Daily Dispatcher Workflow

  1. Open the dispatcher console and choose the order type that matches the work queue.
  2. Use Map View for live spatial decisions, driver visibility, zone filtering, and order location context.
  3. Use Table View for scanning many orders, sorting, filtering, editing columns, and running row actions.
  4. Open the order details before taking high-impact actions such as assignment changes, status changes, cancellation, or return handling.
  5. Monitor drivers from the driver panel and adjust upcoming order sequence when needed.
  6. Use bulk tools when the same action applies to many orders.
  7. Use chat, notifications, and support tickets to keep customers, drivers, and internal teams aligned.

Key Concepts

Delivery status shows where the order is in the delivery lifecycle. Common values include Pending, Assigned, Picked Up, In Transit, Delivered, Cancelled, and Returned.

Assignment status shows whether a driver has active responsibility for the order. For example, an order can be pending with no driver, assigned to a driver, picked up by that driver, or returned from a driver workflow.

Carrier type controls who executes the delivery. Internal orders are handled by the tenant's own drivers. Prime, external, and hybrid orders may involve other carrier flows and can limit which driver actions are available.

Zones are geographic service areas.
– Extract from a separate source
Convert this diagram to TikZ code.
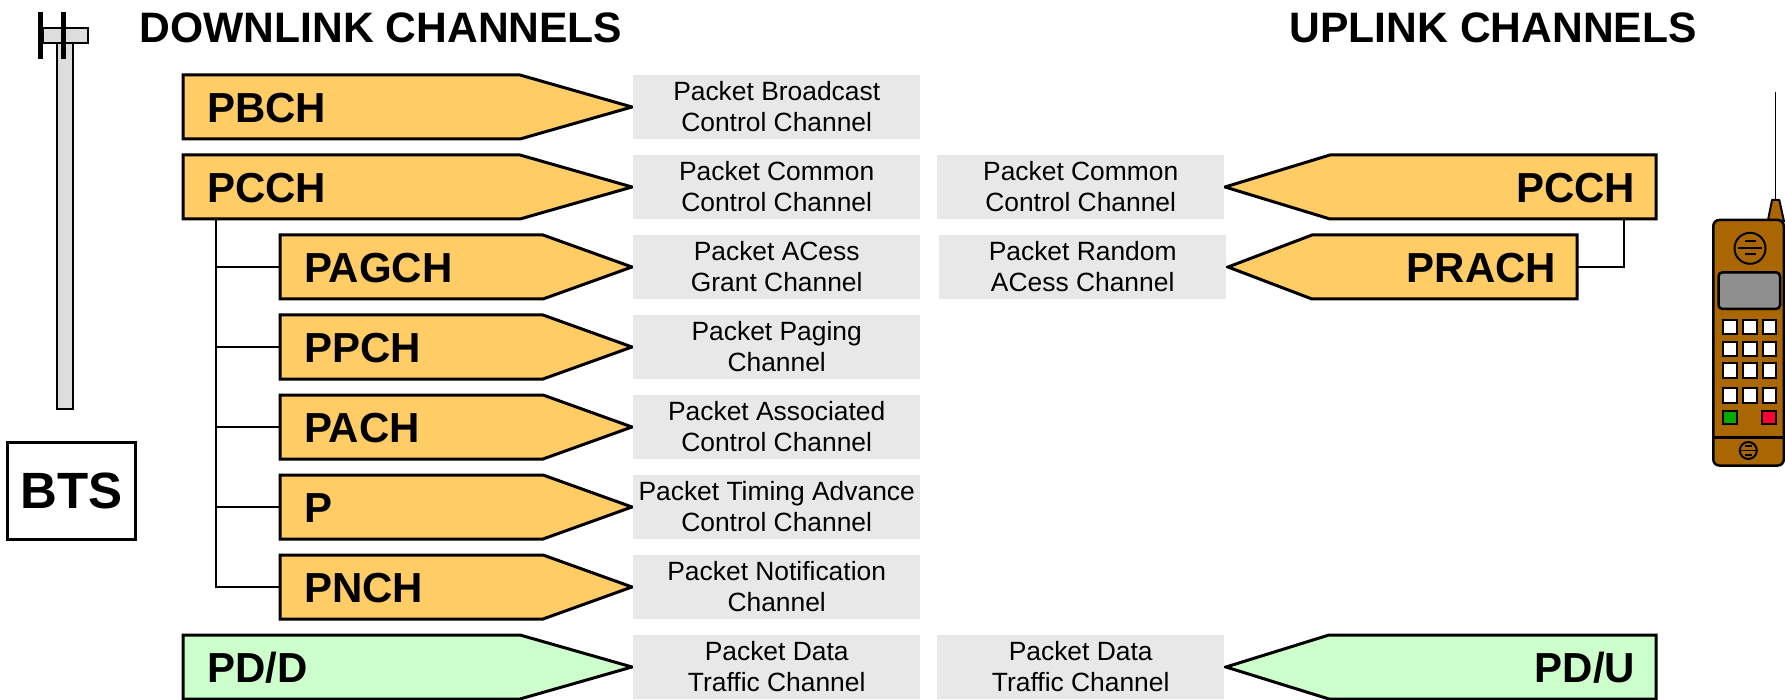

Dispatchers use zones to filter the map, understand pickup/dropoff coverage, and avoid assigning work to a driver who does not match the expected service area.

Warehouses can be used as pickup points, dropoff points, staging locations, and route endpoints. When a warehouse appears in an order, it means the order touches an operational facility, not only a street address.

Remit collections are the COD and driver cash remittance workflows. They already have their own guide under Remit Collections, so this dispatcher guide only links to them where payment collection affects delivery work.

tip

Use the map for live dispatch decisions and the table for operational control. The two views show the same delivery work, but each is optimized for a different job.